Science

Where Does Project Free TV Get Its Content?

The site wants to keep us in the dark.

by Monica Hunter-Hart

If you need your TV fix but can’t pay for a subscription to services like Netflix and HBO GO, Project Free TV must seem like a gift from on high. It’s a search engine that shares illegal video streams and actually manages to avoid liability, even though it’s facilitating copyright infringement. So how does Project Free TV find all that content and enable you to have miraculously free entertainment experiences?

According to its website, Project Free TV uses a “complex system of automatic indexers, robotic scripts and user submissions.” That description is just vague enough to prevent the site from getting into real trouble.

Much of its content is indeed found by users. Anyone can submit a link by creating a user account; it’s free and only requires an email address, username, and password.

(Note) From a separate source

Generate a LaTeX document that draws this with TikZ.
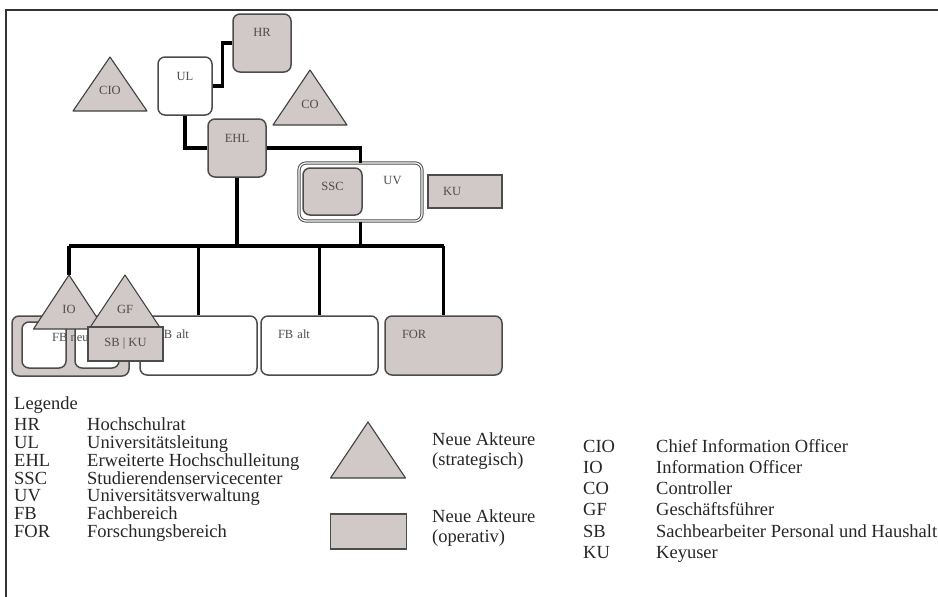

The algorithm that Project Free TV alludes to in the above description, however, is ambiguous. The creators don’t specify exactly what their “indexing” entails — only that “if a video exists on the web we will at some point find it and index it.” They make their method sound like a “catch all” system so they can claim the inclusion of illegal content is accidental. But without specific information about the algorithm, we have no way of knowing whether or not that’s true.

In other words, Project Free TV wants to leave us in the dark.

A screenshot of Project Free TV, taken April 10, 2017.

They do give examples of potential sources for their videos, including Veoh.com, Megavideo.com, Youtube.com, and Google Video. They note that, “All youtube/veoh/megavideo/googlevideo users signed a contract with the sites when they set up their accounts which forces them not to upload illegal content.” Of course, these sites are less dubious than other sites from which Project Free TV regularly sources content, like vidto.me or streamin.to.

Project Free TV has managed to concoct explanations for its content that are vague enough to be legal, if not believable. “We do not upload any videos nor do we know who and where videos are coming from,” they write. Because of that claim of ignorance, there’s only so much we, then, can learn.